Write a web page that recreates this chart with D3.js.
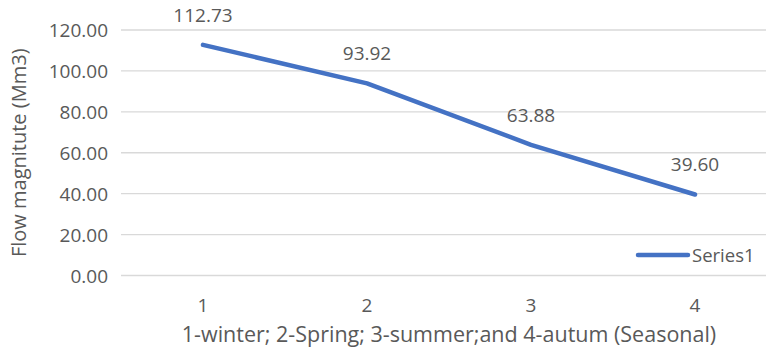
---
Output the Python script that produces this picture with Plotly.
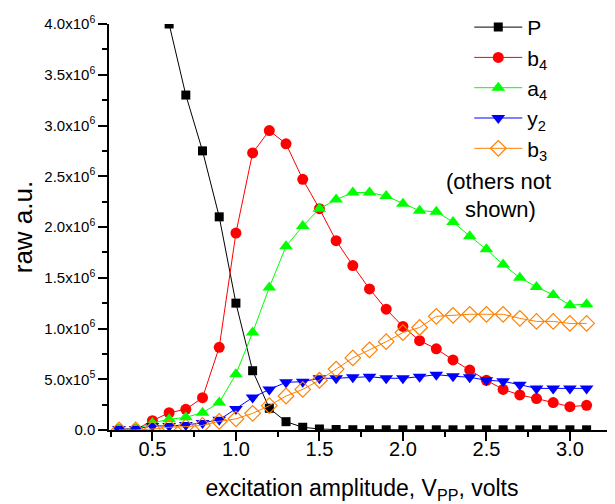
---
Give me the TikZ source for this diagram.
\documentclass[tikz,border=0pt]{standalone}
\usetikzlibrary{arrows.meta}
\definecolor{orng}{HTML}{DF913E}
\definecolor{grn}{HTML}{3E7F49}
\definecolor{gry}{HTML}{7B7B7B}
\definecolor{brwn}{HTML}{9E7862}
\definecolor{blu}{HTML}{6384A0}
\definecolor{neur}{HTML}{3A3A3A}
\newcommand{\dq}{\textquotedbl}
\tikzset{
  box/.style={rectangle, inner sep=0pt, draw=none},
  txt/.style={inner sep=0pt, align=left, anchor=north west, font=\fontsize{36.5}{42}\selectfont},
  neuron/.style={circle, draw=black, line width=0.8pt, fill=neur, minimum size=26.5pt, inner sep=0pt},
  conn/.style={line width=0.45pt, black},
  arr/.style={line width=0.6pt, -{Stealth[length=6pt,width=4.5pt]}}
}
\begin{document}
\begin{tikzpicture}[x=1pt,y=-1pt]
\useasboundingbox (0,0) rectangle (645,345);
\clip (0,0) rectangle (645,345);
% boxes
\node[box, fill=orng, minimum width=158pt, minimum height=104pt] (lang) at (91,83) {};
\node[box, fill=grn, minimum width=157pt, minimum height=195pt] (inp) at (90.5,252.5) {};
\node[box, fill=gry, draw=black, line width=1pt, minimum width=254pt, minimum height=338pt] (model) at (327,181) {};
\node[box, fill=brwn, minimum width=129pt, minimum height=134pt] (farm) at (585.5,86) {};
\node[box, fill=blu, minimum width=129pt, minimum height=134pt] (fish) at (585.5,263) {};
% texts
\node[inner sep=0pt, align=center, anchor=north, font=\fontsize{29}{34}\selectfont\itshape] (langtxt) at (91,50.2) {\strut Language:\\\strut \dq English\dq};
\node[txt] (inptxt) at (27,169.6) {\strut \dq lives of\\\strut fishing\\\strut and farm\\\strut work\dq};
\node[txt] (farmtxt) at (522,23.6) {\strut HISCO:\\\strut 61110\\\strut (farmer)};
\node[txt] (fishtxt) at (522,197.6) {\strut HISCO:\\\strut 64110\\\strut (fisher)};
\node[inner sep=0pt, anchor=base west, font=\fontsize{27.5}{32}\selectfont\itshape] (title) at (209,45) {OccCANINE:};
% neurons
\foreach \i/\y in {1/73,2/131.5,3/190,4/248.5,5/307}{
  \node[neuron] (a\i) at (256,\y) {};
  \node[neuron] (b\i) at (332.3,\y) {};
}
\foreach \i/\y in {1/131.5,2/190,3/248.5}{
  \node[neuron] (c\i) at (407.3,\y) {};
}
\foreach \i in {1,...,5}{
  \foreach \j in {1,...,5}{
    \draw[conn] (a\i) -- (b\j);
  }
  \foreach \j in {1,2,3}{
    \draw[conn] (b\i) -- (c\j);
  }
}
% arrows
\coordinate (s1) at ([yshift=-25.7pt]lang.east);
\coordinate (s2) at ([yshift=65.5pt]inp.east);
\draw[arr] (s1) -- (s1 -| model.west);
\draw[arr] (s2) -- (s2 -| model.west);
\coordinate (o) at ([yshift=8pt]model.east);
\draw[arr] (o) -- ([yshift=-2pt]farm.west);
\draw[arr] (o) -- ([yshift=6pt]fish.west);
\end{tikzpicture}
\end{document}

> EXERCISE PROMPT:
Identify the lines above that contain the word "with", then copy them.

> FINISHED TASK:
Write a web page that recreates this chart with D3.js.
Output the Python script that produces this picture with Plotly.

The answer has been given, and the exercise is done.